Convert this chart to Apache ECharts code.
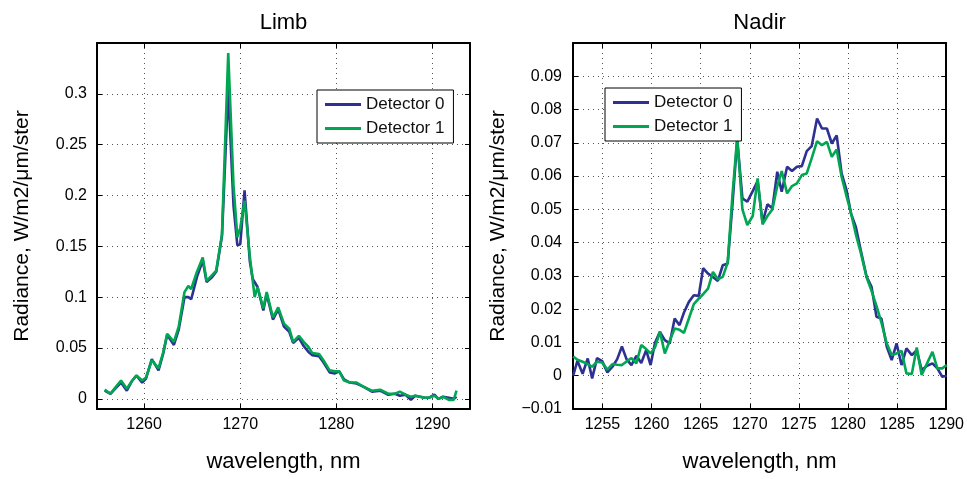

· · · ·

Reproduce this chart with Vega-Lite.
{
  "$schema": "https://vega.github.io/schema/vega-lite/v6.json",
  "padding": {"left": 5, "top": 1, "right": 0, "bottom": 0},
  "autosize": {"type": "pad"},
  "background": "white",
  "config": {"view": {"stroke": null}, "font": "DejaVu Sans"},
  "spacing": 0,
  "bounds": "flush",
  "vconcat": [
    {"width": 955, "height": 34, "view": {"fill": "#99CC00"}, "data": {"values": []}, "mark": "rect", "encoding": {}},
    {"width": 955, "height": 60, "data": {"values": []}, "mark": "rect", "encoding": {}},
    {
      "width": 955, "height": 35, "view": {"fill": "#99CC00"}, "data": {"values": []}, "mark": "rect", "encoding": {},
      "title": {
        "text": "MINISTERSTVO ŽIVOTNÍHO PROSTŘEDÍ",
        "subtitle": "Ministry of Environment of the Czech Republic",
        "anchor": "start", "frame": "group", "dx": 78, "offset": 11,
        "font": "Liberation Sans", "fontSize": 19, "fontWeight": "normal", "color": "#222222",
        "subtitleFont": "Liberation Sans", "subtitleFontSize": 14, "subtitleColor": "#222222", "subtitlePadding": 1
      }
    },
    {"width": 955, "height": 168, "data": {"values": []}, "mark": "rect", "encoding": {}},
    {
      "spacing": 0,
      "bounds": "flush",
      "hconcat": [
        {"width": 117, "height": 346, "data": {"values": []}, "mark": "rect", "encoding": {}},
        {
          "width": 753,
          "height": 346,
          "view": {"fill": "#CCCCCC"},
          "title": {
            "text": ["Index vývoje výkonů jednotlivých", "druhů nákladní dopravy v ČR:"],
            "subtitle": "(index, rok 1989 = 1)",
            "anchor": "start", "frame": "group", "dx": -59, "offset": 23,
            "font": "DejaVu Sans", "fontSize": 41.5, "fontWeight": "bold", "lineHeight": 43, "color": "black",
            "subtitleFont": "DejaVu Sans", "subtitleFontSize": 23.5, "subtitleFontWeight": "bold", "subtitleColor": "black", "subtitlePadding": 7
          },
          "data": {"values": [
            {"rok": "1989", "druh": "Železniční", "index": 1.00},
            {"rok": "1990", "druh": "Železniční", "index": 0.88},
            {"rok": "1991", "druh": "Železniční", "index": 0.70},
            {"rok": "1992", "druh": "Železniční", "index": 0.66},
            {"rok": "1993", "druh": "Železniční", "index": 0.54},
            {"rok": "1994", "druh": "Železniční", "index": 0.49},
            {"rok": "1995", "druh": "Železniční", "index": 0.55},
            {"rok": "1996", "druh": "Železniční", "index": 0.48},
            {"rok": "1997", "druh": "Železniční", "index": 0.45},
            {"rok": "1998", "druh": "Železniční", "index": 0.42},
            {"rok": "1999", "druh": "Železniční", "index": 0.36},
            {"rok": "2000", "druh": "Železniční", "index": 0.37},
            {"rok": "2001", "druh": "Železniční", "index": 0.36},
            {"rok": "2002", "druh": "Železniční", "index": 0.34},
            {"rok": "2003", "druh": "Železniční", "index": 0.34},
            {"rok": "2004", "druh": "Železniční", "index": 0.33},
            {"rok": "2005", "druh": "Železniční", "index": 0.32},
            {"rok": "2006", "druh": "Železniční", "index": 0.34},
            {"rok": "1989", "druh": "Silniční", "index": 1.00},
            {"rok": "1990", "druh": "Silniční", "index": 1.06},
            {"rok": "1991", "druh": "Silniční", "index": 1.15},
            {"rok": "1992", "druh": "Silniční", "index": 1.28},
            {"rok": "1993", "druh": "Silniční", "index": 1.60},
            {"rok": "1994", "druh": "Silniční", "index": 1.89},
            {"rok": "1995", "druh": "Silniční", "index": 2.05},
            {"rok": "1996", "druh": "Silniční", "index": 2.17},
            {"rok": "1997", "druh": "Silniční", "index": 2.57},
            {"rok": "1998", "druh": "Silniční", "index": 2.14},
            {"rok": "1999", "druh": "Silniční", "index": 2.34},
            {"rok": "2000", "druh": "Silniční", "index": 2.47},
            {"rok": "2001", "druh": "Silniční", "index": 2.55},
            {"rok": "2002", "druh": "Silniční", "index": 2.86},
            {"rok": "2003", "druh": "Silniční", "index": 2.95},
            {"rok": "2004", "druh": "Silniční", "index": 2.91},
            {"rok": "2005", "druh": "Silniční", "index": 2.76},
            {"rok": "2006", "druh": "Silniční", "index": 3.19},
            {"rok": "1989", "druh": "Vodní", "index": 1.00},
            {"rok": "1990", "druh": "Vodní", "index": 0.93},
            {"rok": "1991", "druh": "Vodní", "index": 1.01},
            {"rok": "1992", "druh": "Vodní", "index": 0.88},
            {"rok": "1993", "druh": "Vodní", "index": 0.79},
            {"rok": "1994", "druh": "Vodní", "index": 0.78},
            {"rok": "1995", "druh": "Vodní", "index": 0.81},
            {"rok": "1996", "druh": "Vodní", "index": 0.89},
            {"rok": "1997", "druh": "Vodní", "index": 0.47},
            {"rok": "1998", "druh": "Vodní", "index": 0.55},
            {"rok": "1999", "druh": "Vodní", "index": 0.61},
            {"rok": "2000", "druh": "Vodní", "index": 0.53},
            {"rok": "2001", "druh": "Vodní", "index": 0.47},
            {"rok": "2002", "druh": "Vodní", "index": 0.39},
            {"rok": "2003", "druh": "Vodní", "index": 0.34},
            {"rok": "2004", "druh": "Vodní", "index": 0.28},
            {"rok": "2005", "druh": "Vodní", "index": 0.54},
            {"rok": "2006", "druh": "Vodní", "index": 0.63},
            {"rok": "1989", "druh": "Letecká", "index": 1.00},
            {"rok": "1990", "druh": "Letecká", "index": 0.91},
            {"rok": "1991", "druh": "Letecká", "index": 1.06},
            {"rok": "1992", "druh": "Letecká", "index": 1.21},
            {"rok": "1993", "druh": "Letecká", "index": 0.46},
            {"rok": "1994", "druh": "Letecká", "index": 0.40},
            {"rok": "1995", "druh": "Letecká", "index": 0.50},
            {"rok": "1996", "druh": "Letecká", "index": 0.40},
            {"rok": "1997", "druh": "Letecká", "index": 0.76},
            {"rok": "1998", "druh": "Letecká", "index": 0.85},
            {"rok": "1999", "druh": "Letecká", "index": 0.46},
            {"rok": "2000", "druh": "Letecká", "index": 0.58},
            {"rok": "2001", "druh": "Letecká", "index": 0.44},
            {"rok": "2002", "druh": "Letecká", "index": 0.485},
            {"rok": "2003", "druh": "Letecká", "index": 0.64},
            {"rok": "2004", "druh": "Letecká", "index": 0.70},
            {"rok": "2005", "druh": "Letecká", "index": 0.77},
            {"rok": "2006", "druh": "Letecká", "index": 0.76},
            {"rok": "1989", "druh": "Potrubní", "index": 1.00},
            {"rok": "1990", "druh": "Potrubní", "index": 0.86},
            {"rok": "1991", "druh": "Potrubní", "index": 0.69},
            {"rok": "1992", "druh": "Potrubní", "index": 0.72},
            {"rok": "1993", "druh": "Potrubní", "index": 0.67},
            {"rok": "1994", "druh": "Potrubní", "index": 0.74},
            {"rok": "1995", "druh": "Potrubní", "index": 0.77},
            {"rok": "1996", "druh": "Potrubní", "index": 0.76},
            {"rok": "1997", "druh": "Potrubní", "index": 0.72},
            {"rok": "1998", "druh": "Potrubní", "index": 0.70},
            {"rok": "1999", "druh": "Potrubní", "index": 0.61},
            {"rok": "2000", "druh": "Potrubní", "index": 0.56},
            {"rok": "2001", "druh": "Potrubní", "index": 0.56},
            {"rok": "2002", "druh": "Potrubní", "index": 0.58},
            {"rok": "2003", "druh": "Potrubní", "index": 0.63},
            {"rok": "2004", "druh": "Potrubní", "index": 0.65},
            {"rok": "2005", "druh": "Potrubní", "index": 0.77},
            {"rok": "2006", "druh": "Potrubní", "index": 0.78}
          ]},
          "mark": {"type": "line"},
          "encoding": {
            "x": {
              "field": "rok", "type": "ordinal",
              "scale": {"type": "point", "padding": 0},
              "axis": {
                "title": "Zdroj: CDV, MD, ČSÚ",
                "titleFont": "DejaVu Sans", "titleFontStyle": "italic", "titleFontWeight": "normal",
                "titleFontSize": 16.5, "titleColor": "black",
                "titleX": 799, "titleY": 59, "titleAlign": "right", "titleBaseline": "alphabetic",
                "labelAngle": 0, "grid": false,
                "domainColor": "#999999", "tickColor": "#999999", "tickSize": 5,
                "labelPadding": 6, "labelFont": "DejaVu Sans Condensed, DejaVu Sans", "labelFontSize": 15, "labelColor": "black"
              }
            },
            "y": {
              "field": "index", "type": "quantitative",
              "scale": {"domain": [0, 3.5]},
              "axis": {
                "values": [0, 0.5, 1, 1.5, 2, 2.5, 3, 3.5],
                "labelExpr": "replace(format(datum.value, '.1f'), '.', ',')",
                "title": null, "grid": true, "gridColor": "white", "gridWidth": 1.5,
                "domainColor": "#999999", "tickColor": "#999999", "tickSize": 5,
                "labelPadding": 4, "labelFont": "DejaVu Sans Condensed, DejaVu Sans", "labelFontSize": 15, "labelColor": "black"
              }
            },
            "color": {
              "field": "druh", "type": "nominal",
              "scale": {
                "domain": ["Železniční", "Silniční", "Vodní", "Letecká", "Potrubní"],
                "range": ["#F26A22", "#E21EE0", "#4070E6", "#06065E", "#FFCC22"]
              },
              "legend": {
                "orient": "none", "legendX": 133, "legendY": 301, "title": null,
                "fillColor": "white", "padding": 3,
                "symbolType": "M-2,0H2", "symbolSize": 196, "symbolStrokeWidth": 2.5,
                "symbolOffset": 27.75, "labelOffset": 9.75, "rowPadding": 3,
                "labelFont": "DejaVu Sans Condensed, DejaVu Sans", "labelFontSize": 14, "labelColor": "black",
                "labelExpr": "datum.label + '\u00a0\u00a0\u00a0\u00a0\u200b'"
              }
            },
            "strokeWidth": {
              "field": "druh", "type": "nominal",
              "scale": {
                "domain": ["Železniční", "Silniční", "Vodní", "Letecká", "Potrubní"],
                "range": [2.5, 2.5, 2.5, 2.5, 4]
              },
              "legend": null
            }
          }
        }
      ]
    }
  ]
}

· · · ·

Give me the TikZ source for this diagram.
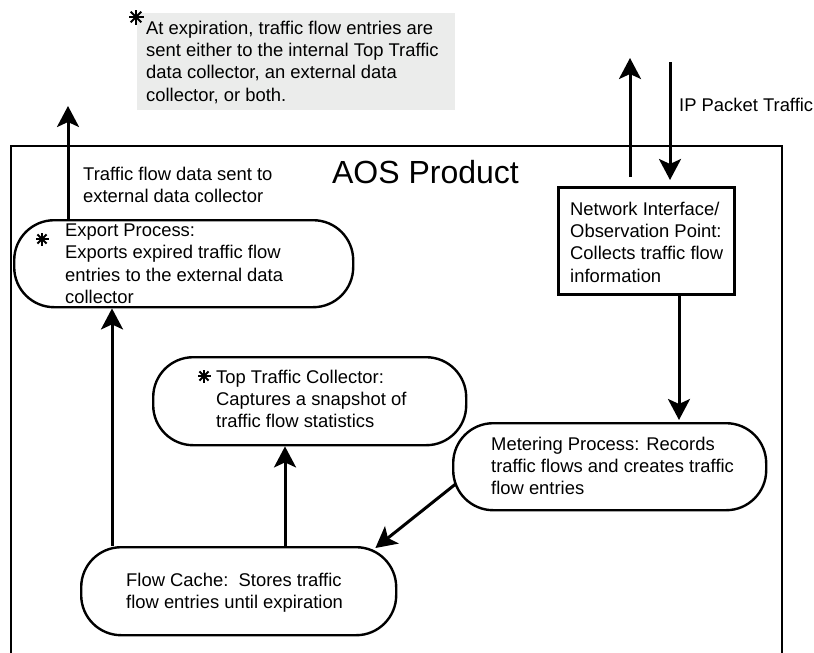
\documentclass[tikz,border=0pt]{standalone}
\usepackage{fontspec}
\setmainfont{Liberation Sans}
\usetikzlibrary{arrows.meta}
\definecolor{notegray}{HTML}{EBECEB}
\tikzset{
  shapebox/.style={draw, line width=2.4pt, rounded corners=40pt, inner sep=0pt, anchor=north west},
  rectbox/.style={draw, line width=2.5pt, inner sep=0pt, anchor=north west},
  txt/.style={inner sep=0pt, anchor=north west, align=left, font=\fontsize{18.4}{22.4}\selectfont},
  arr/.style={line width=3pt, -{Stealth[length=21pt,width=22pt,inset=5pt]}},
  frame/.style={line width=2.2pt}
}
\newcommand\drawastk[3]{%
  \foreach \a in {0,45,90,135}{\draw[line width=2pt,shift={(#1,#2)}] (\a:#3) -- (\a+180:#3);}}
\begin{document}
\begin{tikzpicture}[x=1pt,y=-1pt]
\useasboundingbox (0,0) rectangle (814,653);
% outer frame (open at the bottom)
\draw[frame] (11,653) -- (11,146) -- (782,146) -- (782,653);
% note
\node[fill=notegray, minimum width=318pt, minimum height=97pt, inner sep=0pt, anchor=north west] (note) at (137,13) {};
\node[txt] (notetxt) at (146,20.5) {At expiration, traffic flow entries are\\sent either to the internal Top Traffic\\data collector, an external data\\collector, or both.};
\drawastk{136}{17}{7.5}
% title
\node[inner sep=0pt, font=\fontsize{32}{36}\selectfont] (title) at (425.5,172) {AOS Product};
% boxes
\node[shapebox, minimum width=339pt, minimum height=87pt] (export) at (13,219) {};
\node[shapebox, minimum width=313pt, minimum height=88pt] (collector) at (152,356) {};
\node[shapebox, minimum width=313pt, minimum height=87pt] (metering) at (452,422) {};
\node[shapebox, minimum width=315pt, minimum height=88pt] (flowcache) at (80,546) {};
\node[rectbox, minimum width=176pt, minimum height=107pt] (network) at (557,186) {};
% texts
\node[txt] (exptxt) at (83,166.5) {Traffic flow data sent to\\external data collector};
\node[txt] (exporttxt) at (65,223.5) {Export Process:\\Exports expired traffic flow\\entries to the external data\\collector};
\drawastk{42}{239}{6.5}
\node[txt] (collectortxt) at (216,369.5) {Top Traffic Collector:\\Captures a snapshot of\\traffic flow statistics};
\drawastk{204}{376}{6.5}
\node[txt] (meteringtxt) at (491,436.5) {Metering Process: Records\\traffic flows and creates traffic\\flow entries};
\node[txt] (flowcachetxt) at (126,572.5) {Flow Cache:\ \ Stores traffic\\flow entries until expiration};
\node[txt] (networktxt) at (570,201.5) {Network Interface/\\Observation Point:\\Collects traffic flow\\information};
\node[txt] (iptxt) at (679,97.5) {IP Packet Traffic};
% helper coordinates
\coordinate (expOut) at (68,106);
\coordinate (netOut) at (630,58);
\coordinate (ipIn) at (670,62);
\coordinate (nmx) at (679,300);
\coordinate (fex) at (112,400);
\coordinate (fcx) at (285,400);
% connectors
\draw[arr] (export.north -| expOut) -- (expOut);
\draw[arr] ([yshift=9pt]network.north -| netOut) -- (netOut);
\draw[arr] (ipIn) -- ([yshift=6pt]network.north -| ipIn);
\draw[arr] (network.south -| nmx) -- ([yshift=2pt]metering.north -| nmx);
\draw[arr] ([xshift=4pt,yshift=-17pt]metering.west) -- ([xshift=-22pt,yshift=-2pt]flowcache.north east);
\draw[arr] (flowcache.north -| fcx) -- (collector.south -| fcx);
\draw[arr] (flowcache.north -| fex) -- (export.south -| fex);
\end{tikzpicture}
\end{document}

· · · ·

- **STATED TASK**: Locate and copy each line in the data above that includes the word "this".

- **TASK OUTPUT**:
Convert this chart to Apache ECharts code.
Reproduce this chart with Vega-Lite.
Give me the TikZ source for this diagram.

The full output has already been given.